• Mariah

Learning to Say No

"If it is not a 'Hell Yes!', it is a no." Jen Hatmaker uses this line when she encourages women to go all in. She encourages women to live a life they love and enjoy. But learning to say no is difficult. As a people pleaser, I place my value in serving others and making them happy. I often end up overbooked, stressed and frustrated because saying no, or potentially disappointing someone seems worse than running myself too thin.

I thought that saying yes to everything was beneficial. I thought it made me look more caring, more generous and more dedicated. I thought it would help me get a head at work. I thought it would show my family that I was a strong family member that could be relied on. I thought it would show my friends that I was still the same me, even after getting married, starting a full-time job and having a child. I thought it would show my church that I was a super Christian - dedicated to God and extra spiritual. I thought that pleasing others and saying yes, would cover up my insecurities and my unhappiness with aspects of my life.


The truth was that saying yes to everything made me feel tired, uncared for, resentful and bitter. During the height of my people pleasing season, I would say yes to things out of obligation. I felt I should say yes. I felt that I would be replaced or looked over for saying no. It made me feel like less of an adult and more like a child for not being able to juggle a million commitments. I felt like a bad wife, mom, employee, friend, daughter, sister for not being fully energized, excited and committed to everything I said yes to.


I realized that for my health and my sanity, I needed to learn to say no. I also needed to not feel guilty when I said no. But, when and how do you learn to say no? What happens when you have to say yes? And how do you let go of guilt when you say no?

Learning when to say no:

The first step in learning to say no and not feel guilty about it, is learning when to say no. While I adore Jen's quote, I also realize that there are things in life that I have to say yes to - like when my boss asks me to do a task that is apart of my job description, I need to say yes. Or when dinner is done, and a pile of dirty dishes lays in the sink. Or when my husband needs my help around the house. There are things in life that just need a yes. I think there is a line between doing what needs to be done and abusing your "yes."
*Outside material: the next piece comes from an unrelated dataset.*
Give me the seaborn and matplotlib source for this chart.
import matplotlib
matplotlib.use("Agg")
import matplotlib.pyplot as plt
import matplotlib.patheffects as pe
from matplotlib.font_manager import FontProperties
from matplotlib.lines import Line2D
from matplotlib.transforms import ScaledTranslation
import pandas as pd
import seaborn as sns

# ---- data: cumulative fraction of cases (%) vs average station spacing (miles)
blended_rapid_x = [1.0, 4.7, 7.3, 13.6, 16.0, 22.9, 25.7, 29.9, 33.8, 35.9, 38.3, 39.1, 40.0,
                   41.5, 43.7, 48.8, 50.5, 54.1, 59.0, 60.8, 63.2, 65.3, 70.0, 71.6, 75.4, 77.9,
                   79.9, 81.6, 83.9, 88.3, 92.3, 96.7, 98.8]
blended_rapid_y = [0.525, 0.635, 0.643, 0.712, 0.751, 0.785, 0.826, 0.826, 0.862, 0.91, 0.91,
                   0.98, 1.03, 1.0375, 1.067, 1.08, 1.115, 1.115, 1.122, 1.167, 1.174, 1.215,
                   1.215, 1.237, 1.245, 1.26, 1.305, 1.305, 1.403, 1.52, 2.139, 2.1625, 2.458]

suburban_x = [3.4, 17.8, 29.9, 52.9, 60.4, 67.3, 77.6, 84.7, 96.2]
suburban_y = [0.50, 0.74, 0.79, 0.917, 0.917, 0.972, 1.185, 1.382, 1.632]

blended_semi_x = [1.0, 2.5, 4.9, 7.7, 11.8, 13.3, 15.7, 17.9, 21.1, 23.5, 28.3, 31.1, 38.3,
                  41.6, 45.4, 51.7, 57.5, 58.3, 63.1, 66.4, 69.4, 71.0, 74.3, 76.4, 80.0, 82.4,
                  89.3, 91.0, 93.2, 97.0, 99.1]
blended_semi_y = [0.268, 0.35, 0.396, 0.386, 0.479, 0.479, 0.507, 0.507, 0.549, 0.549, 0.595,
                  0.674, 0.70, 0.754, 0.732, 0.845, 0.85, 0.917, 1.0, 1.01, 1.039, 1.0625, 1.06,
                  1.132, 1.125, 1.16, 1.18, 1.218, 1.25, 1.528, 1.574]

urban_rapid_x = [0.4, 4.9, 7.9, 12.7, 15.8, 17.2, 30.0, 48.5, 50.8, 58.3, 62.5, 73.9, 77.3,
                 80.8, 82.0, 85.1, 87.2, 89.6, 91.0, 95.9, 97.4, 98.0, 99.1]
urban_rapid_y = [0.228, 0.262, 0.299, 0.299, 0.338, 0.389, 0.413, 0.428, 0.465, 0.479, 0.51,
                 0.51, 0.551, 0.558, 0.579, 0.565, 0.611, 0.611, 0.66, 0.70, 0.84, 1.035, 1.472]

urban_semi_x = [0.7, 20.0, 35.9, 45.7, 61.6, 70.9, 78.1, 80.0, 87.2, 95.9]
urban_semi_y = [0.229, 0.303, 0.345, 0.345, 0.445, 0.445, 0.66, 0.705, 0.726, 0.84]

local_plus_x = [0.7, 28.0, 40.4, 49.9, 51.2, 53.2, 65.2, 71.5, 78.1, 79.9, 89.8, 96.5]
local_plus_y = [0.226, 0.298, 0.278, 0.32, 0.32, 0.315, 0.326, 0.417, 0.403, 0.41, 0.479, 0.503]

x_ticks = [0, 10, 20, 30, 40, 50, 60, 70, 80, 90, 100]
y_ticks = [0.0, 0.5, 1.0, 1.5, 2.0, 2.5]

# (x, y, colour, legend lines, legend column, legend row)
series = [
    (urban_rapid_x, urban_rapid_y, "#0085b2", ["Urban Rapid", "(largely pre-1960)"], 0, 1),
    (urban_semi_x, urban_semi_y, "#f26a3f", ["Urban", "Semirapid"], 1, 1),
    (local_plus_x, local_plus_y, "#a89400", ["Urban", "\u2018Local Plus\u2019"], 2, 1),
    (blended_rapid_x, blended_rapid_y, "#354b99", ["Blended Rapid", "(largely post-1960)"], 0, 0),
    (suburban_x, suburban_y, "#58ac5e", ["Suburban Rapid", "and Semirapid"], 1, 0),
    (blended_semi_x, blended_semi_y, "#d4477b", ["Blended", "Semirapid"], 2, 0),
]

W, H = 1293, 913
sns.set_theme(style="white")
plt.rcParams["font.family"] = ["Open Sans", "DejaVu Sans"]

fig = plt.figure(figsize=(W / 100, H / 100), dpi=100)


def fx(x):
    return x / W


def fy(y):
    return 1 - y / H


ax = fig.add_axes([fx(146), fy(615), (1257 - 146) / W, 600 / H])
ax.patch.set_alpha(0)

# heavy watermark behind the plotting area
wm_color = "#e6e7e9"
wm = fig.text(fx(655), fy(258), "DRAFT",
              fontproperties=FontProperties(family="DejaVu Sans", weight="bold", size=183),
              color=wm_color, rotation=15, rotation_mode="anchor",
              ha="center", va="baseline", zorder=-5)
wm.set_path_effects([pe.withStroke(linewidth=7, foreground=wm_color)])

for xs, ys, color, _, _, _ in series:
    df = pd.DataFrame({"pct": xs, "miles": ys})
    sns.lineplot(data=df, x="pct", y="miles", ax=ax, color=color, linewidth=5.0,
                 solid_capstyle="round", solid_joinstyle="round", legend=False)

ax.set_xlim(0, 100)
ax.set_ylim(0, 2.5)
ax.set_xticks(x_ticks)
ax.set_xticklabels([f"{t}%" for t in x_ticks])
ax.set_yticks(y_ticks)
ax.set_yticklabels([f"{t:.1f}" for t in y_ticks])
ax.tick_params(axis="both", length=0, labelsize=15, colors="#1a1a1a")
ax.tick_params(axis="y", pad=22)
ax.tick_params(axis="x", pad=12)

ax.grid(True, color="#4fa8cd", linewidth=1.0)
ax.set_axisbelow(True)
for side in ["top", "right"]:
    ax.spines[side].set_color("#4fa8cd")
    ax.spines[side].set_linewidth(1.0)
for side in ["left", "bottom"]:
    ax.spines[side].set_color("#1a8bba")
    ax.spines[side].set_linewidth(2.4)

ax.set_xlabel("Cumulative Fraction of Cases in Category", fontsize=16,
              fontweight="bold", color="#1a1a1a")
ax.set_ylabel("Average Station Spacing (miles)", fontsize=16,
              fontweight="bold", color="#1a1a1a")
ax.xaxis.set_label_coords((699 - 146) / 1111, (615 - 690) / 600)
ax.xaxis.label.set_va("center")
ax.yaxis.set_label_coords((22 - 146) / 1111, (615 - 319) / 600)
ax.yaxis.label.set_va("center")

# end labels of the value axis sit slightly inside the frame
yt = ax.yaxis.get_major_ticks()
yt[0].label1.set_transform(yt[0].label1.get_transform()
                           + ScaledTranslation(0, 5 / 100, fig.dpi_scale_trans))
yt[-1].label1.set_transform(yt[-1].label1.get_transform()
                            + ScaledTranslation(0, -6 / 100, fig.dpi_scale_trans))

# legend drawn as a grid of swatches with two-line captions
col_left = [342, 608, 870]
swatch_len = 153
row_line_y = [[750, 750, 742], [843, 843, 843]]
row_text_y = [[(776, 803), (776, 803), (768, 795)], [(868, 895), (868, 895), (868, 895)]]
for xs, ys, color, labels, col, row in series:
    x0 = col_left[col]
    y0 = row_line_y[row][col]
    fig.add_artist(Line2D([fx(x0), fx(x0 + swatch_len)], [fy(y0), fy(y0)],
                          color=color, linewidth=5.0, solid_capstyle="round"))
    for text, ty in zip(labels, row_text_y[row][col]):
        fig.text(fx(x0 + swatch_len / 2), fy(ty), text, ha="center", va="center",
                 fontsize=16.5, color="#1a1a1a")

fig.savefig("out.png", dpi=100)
The first step in learning when to say no, was to identify my feelings toward what was being asked of me. Did it feel like manipulation? Did I feel pressured to say yes, in fear of disappointing someone? Did I feel like I should say yes? Was I already dreading the event or thing I was about to say yes to? If I answered yes to any of those questions, I paused before responding. I would ask myself what would it cost me to to say yes to the request and was I willing to pay that cost.


Sometimes the cost of saying yes is actual monetary value, other times it is your time, many times it is your emotional state. These are all things to consider when deciding if you want to say yes or no to a commitment.


Learning how to say no:

Learning how to say no is just as important and learning when to say no. I was asked to host a table at an event recently. I would need to pay a fee for the table, and recruit a handful of women to attend with me. I would need to be at the event several hours prior to the event to set up and would need to clean up our table after the event. It would have been detrimental to my friendship with the person who asked, if I had blown up on them. I needed to say no in a way that was honoring.
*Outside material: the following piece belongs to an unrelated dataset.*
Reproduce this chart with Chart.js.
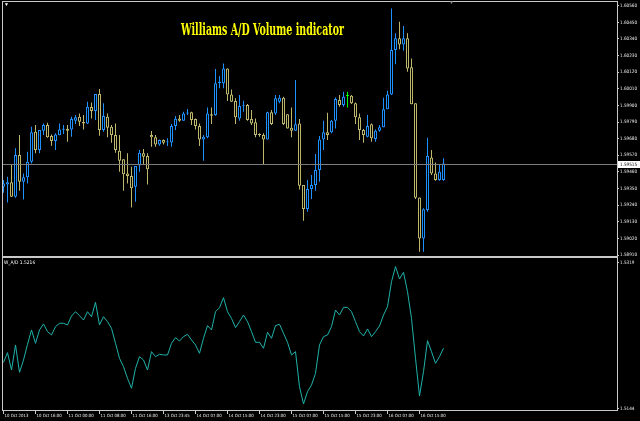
<!DOCTYPE html>
<html><head><meta charset="utf-8">
<script src="https://cdn.jsdelivr.net/npm/chart.js@4.4.1/dist/chart.umd.min.js"></script>
<style>
html,body{margin:0;padding:0;background:#000;width:640px;height:421px;overflow:hidden;}
#wrap{position:relative;width:640px;height:421px;background:#000;}
canvas{position:absolute;left:0;}
#c1{top:0;}
#c2{top:257px;}
.t{position:absolute;white-space:nowrap;}
#title{left:181px;top:22px;font-family:'DejaVu Serif Condensed','DejaVu Serif',serif;font-weight:bold;font-size:16.5px;line-height:16px;color:#ffff00;transform-origin:0 0;}
#hdr{left:4px;top:259px;line-height:7px;color:#ffffff;}
#m1{left:4px;top:2px;font-size:5px;line-height:5px;color:#ffffff;}
#m2{left:449px;top:0px;font-size:5px;line-height:5px;color:#909090;}
</style></head><body>
<div id="wrap">
<canvas id="c1" width="640" height="257"></canvas>
<canvas id="c2" width="640" height="164"></canvas>
<div id="title" class="t">Williams A/D Volume indicator</div>
<div id="hdr" class="t"></div>
<div id="m1" class="t">▼</div>
<div id="m2" class="t">▼</div>
</div>
<script>
// ---- data ----
const timeLabels = ["10 Oct 2013","10 Oct 16:00","11 Oct 00:00","11 Oct 08:00","11 Oct 16:00","13 Oct 23:45","14 Oct 07:00","14 Oct 15:00","14 Oct 23:00","15 Oct 07:00","15 Oct 15:00","15 Oct 23:00","16 Oct 07:00","16 Oct 15:00"];
const priceTicks = [1.58910,1.59020,1.59130,1.59240,1.59350,1.59460,1.59570,1.59680,1.59790,1.59900,1.60010,1.60120,1.60230,1.60340,1.60450,1.60560];
const wadTicks = [1.5319, 1.5144];

const opens = [1.59362,1.59377,1.59391,1.59296,1.59572,1.59395,1.59424,1.59527,1.59726,1.59605,
1.59733,1.59770,1.59697,1.59664,1.59702,1.59739,1.59746,1.59741,1.59799,1.59825,
1.59790,1.59781,1.59889,1.59863,1.59975,1.59737,1.59825,1.59759,1.59704,1.59600,
1.59543,1.59450,1.59433,1.59362,1.59503,1.59583,1.59565,1.59704,1.59689,1.59642,
1.59671,1.59655,1.59655,1.59764,1.59814,1.59799,1.59847,1.59854,1.59810,1.59764,
1.59675,1.59689,1.59841,1.59836,1.60046,1.60046,1.60145,1.59973,1.59929,1.59814,
1.59894,1.59903,1.59810,1.59788,1.59711,1.59704,1.59675,1.59854,1.59847,1.59925,
1.59951,1.59841,1.59753,1.59733,1.59781,1.59373,1.59214,1.59347,1.59373,1.59472,
1.59675,1.59722,1.59722,1.59799,1.59936,1.59903,1.59962,1.59964,1.59914,1.59821,
1.59737,1.59693,1.59775,1.59678,1.59733,1.59755,1.59874,1.59973,1.60267,1.60344,
1.60304,1.60344,1.60152,1.59914,1.59291,1.59020,1.59208,1.59556,1.59450,1.59406,
1.59406];
const highs = [1.59406,1.59428,1.59505,1.59616,1.59704,1.59450,1.59594,1.59759,1.59770,1.59737,
1.59781,1.59786,1.59708,1.59715,1.59781,1.59770,1.59770,1.59825,1.59836,1.59847,
1.59836,1.59925,1.59920,1.59975,1.60008,1.59914,1.59847,1.59770,1.59781,1.59704,
1.59543,1.59583,1.59494,1.59499,1.59605,1.59611,1.59583,1.59730,1.59704,1.59675,
1.59675,1.59682,1.59777,1.59830,1.59836,1.59858,1.59876,1.59858,1.59814,1.59781,
1.59704,1.59887,1.59887,1.60141,1.60094,1.60178,1.60145,1.60006,1.59947,1.59969,
1.59931,1.59909,1.59869,1.59814,1.59715,1.59715,1.59858,1.59869,1.59969,1.59969,
1.59958,1.59841,1.59887,1.60068,1.59810,1.59373,1.59406,1.59439,1.59578,1.59697,
1.59799,1.59852,1.59803,1.59953,1.59969,1.59991,1.59991,1.59969,1.59920,1.59847,
1.59744,1.59836,1.59781,1.59741,1.59770,1.59951,1.59997,1.60542,1.60377,1.60454,
1.60425,1.60377,1.60211,1.59914,1.59291,1.59219,1.59686,1.59605,1.59523,1.59505,
1.59550];
const lows = [1.59322,1.59258,1.59296,1.59289,1.59336,1.59278,1.59384,1.59516,1.59583,1.59583,
1.59704,1.59686,1.59633,1.59605,1.59702,1.59711,1.59660,1.59693,1.59777,1.59764,
1.59741,1.59777,1.59814,1.59803,1.59700,1.59726,1.59689,1.59653,1.59587,1.59461,
1.59336,1.59384,1.59225,1.59263,1.59461,1.59505,1.59377,1.59627,1.59627,1.59633,
1.59642,1.59631,1.59627,1.59737,1.59792,1.59799,1.59836,1.59770,1.59741,1.59631,
1.59534,1.59682,1.59777,1.59832,1.60013,1.60013,1.59929,1.59925,1.59777,1.59799,
1.59858,1.59799,1.59770,1.59689,1.59693,1.59510,1.59675,1.59770,1.59836,1.59914,
1.59770,1.59748,1.59689,1.59733,1.59344,1.59137,1.59197,1.59280,1.59336,1.59395,
1.59605,1.59671,1.59715,1.59748,1.59892,1.59892,1.59887,1.59909,1.59777,1.59671,
1.59653,1.59689,1.59660,1.59660,1.59726,1.59755,1.59874,1.59969,1.60172,1.60271,
1.60262,1.60123,1.59907,1.59280,1.58932,1.58932,1.59197,1.59439,1.59402,1.59402,
1.59402];
const closes = [1.59384,1.59391,1.59296,1.59572,1.59395,1.59424,1.59527,1.59722,1.59605,1.59737,
1.59770,1.59689,1.59664,1.59708,1.59741,1.59746,1.59733,1.59810,1.59821,1.59792,
1.59781,1.59892,1.59863,1.59975,1.59737,1.59830,1.59753,1.59704,1.59605,1.59534,
1.59444,1.59433,1.59351,1.59499,1.59587,1.59561,1.59477,1.59689,1.59642,1.59671,
1.59653,1.59660,1.59764,1.59812,1.59799,1.59847,1.59852,1.59803,1.59764,1.59675,
1.59693,1.59847,1.59832,1.60046,1.60057,1.60145,1.59973,1.59925,1.59821,1.59896,
1.59900,1.59803,1.59781,1.59704,1.59704,1.59675,1.59854,1.59777,1.59947,1.59951,
1.59777,1.59748,1.59733,1.59775,1.59369,1.59214,1.59347,1.59373,1.59472,1.59675,
1.59722,1.59704,1.59799,1.59942,1.59903,1.59958,1.59962,1.59914,1.59821,1.59737,
1.59704,1.59764,1.59682,1.59733,1.59755,1.59874,1.59973,1.60267,1.60344,1.60304,
1.60344,1.60145,1.59907,1.59289,1.59020,1.59212,1.59565,1.59450,1.59406,1.59461,
1.59515];
const wad = [1.51991,1.52107,1.51899,1.52199,1.51871,1.52019,1.52207,1.52379,1.52219,1.52379,
1.52451,1.52359,1.52319,1.52419,1.52459,1.52459,1.52439,1.52546,1.52598,1.52550,
1.52498,1.52598,1.52538,1.52710,1.52439,1.52538,1.52479,1.52399,1.52219,1.52039,
1.51939,1.51799,1.51680,1.51919,1.52059,1.52019,1.51899,1.52119,1.52059,1.52087,
1.52079,1.52079,1.52219,1.52287,1.52247,1.52299,1.52327,1.52259,1.52199,1.52099,
1.52279,1.52431,1.52379,1.52598,1.52646,1.52766,1.52598,1.52518,1.52407,1.52479,
1.52558,1.52479,1.52359,1.52231,1.52231,1.52159,1.52351,1.52279,1.52431,1.52447,
1.52339,1.52231,1.52079,1.52119,1.51700,1.51492,1.51640,1.51719,1.51859,1.52199,
1.52299,1.52319,1.52419,1.52618,1.52558,1.52650,1.52650,1.52598,1.52479,1.52359,
1.52307,1.52391,1.52299,1.52359,1.52427,1.52558,1.52658,1.52958,1.53138,1.52990,
1.53070,1.52838,1.52518,1.52039,1.51588,1.51879,1.52251,1.52119,1.51979,1.52059,
1.52160];

// ---- styling / setup ----
const BULL = '#1E90FF', BEAR = '#BDB76B', DOJI = '#00FF00';
function textW(font, s) { const c = document.createElement('canvas').getContext('2d'); c.font = font; return c.measureText(s).width; }
const probe = '1.60560 10 Oct 2013';
const hasNarrow = Math.abs(textW("40px 'Liberation Sans Narrow', monospace", probe) - textW('40px monospace', probe)) > 0.5;
const FONT = hasNarrow ? "'Liberation Sans Narrow', sans-serif" : "'DejaVu Sans Condensed','DejaVu Sans',sans-serif";
const fsY = Math.round(17 / textW('10px ' + FONT, '1.60560') * 100) / 10;
const fsX = Math.round(24 / textW('10px ' + FONT, '10 Oct 2013') * 100) / 10;
const fsH = Math.round(31 / textW('10px ' + FONT, 'W_A/D 1.5216') * 100) / 10;

const N = closes.length;
const idx = closes.map((_, i) => i);
const colorOf = i => closes[i] > opens[i] ? BULL : (closes[i] < opens[i] ? BEAR : DOJI);
const xMin = -0.375, xMax = 153.375;
const yMin = 1.588968, yMax = 1.605911;
const wMin = 1.514076, wMax = 1.532535;

const hEl = document.getElementById('hdr');
hEl.textContent = 'W_A/D ' + wad[N - 1].toFixed(4);
hEl.style.font = fsH + 'px ' + FONT;
hEl.style.lineHeight = '7px';
const tEl = document.getElementById('title');
const tw = tEl.getBoundingClientRect().width;
tEl.style.transform = 'scaleX(' + (163 / tw) + ')';

const framePlugin = {
  id: 'frame',
  afterDraw(chart) {
    const {ctx, chartArea: a} = chart;
    const l = Math.round(a.left), t = Math.round(a.top), r = Math.round(a.right), b = Math.round(a.bottom);
    ctx.save();
    ctx.strokeStyle = '#c8c8c8';
    ctx.lineWidth = 1;
    ctx.strokeRect(l + 0.5, t + 0.5, r - l, b - t - 1);
    ctx.restore();
  }
};

const bidPlugin = {
  id: 'bid',
  afterDatasetsDraw(chart) {
    const {ctx, chartArea: a, scales} = chart;
    const y = Math.round(scales.y.getPixelForValue(closes[N - 1])) + 0.5;
    ctx.save();
    ctx.strokeStyle = '#7c7c7c';
    ctx.lineWidth = 1;
    ctx.beginPath();
    ctx.moveTo(a.left, y);
    ctx.lineTo(a.right, y);
    ctx.stroke();
    ctx.restore();
  },
  afterDraw(chart) {
    const {ctx, chartArea: a, scales} = chart;
    const y = Math.round(scales.y.getPixelForValue(closes[N - 1]));
    ctx.save();
    ctx.fillStyle = '#ffffff';
    ctx.fillRect(Math.round(a.right) + 1, y - 3, 22, 7);
    ctx.fillStyle = '#000000';
    ctx.font = fsY + 'px ' + FONT;
    ctx.textBaseline = 'middle';
    ctx.fillText(closes[N - 1].toFixed(5), Math.round(a.right) + 3, y + 0.5);
    ctx.restore();
  }
};

new Chart(document.getElementById('c1'), {
  type: 'bar',
  data: {
    datasets: [
      {
        label: 'body',
        data: idx.map(i => ({x: i, y: [opens[i], closes[i]]})),
        backgroundColor: '#000000',
        borderColor: idx.map(colorOf),
        borderWidth: 1,
        borderSkipped: false,
        barThickness: 3,
        grouped: false,
        minBarLength: 1,
        inflateAmount: 0,
        order: 0
      },
      {
        label: 'wick',
        data: idx.map(i => ({x: i, y: [lows[i], highs[i]]})),
        backgroundColor: idx.map(colorOf),
        borderWidth: 0,
        barThickness: 1,
        grouped: false,
        inflateAmount: 0,
        order: 1
      }
    ]
  },
  options: {
    responsive: false,
    animation: false,
    devicePixelRatio: 1,
    layout: {padding: {top: 1, left: 2, right: 0, bottom: 0}},
    plugins: {legend: {display: false}, tooltip: {enabled: false}},
    scales: {
      x: {type: 'linear', min: xMin, max: xMax, offset: false, display: false},
      y: {
        position: 'right', min: yMin, max: yMax,
        afterBuildTicks: s => { s.ticks = priceTicks.map(v => ({value: v})); },
        afterFit: s => { s.width = 23; s.paddingTop = 0; s.paddingBottom = 0; },
        ticks: {color: '#f0f0f0', font: {size: fsY, family: FONT}, padding: 1, autoSkip: false,
                callback: v => Number(v).toFixed(5)},
        grid: {display: true, drawOnChartArea: false, drawTicks: true, tickLength: 2, color: '#c8c8c8'},
        border: {display: false}
      }
    }
  },
  plugins: [framePlugin, bidPlugin]
});

new Chart(document.getElementById('c2'), {
  type: 'line',
  data: {
    datasets: [{
      label: 'W_A/D',
      data: idx.map(i => ({x: i, y: wad[i]})),
      borderColor: '#20B2AA',
      borderWidth: 1,
      pointRadius: 0,
      tension: 0,
      fill: false
    }]
  },
  options: {
    responsive: false,
    animation: false,
    devicePixelRatio: 1,
    layout: {padding: {top: 0, left: 2, right: 0, bottom: 0}},
    plugins: {legend: {display: false}, tooltip: {enabled: false}},
    scales: {
      x: {
        type: 'linear', min: xMin, max: xMax, offset: false, position: 'bottom',
        afterBuildTicks: s => { s.ticks = timeLabels.map((_, k) => ({value: k * 8})); },
        afterFit: s => { s.height = 10; s.paddingLeft = 0; s.paddingRight = 0; },
        ticks: {color: '#f0f0f0', font: {size: fsX, family: FONT}, padding: -1, align: 'start', labelOffset: 1,
                autoSkip: false, maxRotation: 0, minRotation: 0,
                callback: (v, i) => timeLabels[i]},
        grid: {display: true, drawOnChartArea: false, drawTicks: true, tickLength: 3, color: '#c8c8c8'},
        border: {display: false}
      },
      y: {
        position: 'right', min: wMin, max: wMax,
        afterBuildTicks: s => { s.ticks = wadTicks.map(v => ({value: v})); },
        afterFit: s => { s.width = 23; s.paddingTop = 0; s.paddingBottom = 0; },
        ticks: {color: '#f0f0f0', font: {size: fsY, family: FONT}, padding: 1, autoSkip: false,
                callback: v => Number(v).toFixed(4)},
        grid: {display: true, drawOnChartArea: false, drawTicks: true, tickLength: 2, color: '#c8c8c8'},
        border: {display: false}
      }
    }
  },
  plugins: [framePlugin]
});
</script>
</body></html>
Instead of saying "Absolutely not, I could care less about the event, I do not want to spend my time, money or energy in doing that. Thanks, but bye," I responded with a sincere thank you but that I would not be able to commit to the requirements. I told her I appreciated her thinking of me, but that I was saying no.

Learning to say no, in a definite way, that is not open to questions or misinterpretation allows you to end the conversation. Be aware that some people do not take no for an answer, and may try to manipulate you or persuade you to say yes. When I see this happening, it reconfirms that my no should remain a no. I also use accountability partners for big no's that I feel I might cave on. Remember that you are allowed to say no and that you do not need a reason to say no.


Letting go of the guilt that comes with saying no:

No. It is a complete sentence. Remember that when you say no, you do not need to justify or explain your no. I did not make the switch over night. After realizing that I had over-committed myself, I did not immediately start saying no to commitments. I had to start small. I had to realize that the world did not end when I said no.


I had to learn to let go of the guilt I put on myself for saying no. I had to realize that I was not responsible for other people's happiness. Letting go of the expectation I placed on myself to meet everyone's wants allowed me to start saying no freely. This also allowed me to start saying yes to the things I truly wanted to be apart of. I was able to try new things, be fully present at family events, give of my time generously and take time to rest well.


I know it can be overwhelming and daunting to start saying no and to start taking control of your schedule, but you deserve to live a life that you love. You deserve to live out your dreams without the should've/could've/would've playing on repeat.


I am giving you permission to say no and to say yes freely and with full conviction that you are acting on your own best interests. Your sanity is not worth gambling away by being a people pleasure. I hope that this provided some helpful tools for you as you craft your future and pursue it guilt free!